A reporting insider who has a beneficial interest in securities held in a trust may have or share beneficial ownership of the securities for insider reporting purposes, depending on the particular facts of the arrangement and upon the governing law of the trust, whether common law or civil law. We will generally consider a person to have or share beneficial ownership of securities held in a trust if the person has or shares

(a) a beneficial interest in the securities held in the trust and has or shares voting or investment power over the securities held in the trust; or

(b) legal ownership of the securities held in the trust and has or shares voting or investment power over the securities held in the trust.

(5) Disclaimers of beneficial ownership – The CSA generally will not regard a purported disclaimer of a beneficial interest in, or beneficial ownership of, securities as being effective for the purposes of determining beneficial ownership under securities legislation unless such disclaimer is irrevocable and has been generally disclosed to the public.

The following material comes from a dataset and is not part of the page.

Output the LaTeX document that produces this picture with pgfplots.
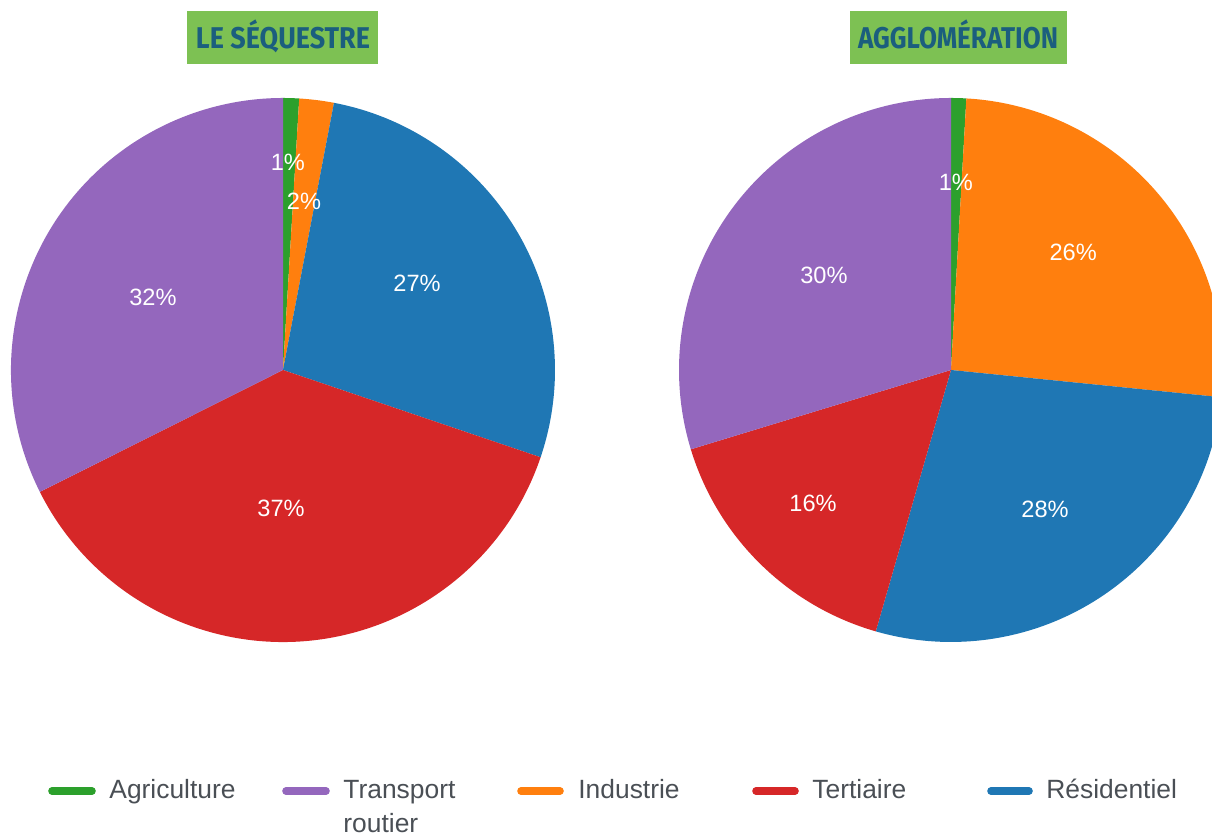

(6) When ownership passes – Securities legislation of certain local jurisdictions provides that ownership is deemed to pass at the time an offer to sell is accepted by the purchaser or the purchaser’s agent or an offer to buy is accepted by the vendor or the vendor’s agent. The CSA is of the view that, for the purposes of the insider reporting requirement beneficial ownership passes at the same time.

3.3 Meaning of control or direction

(1) The term “control or direction” is not defined in Canadian securities legislation except in Québec, where the Securities Act (Québec), in sections 90, 91 and 92, defines the concept of control and deems situations where a person has control over securities. For purposes of the Instrument, a person will generally have control or direction over securities if the person, directly or indirectly, through any contract, arrangement, understanding or relationship or otherwise has or shares

(a) voting power, which includes the power to vote, or to direct the voting of, such securities and/or

(b) investment power, which includes the power to acquire or dispose, or to direct the acquisition or disposition of such securities.

(2) A reporting insider may have or share control or direction over securities through a power of attorney, a grant of limited trading authority, or a management agreement. This would also include a situation where a reporting insider acts as a trustee for an estate (or in Québec as a liquidator) or other trust in which securities of the reporting insider’s issuer are included within the assets of the trust. This may also be the case if a spouse (or any other person related to the reporting insider) owns the securities or acts as trustee, but the reporting insider has or shares control or direction over the securities held in trust. In addition, this may be the case where the reporting insider is an officer or director of another issuer that owns securities of the reporting insider’s issuer and the reporting insider is able to influence the investment or voting decisions of the issuer.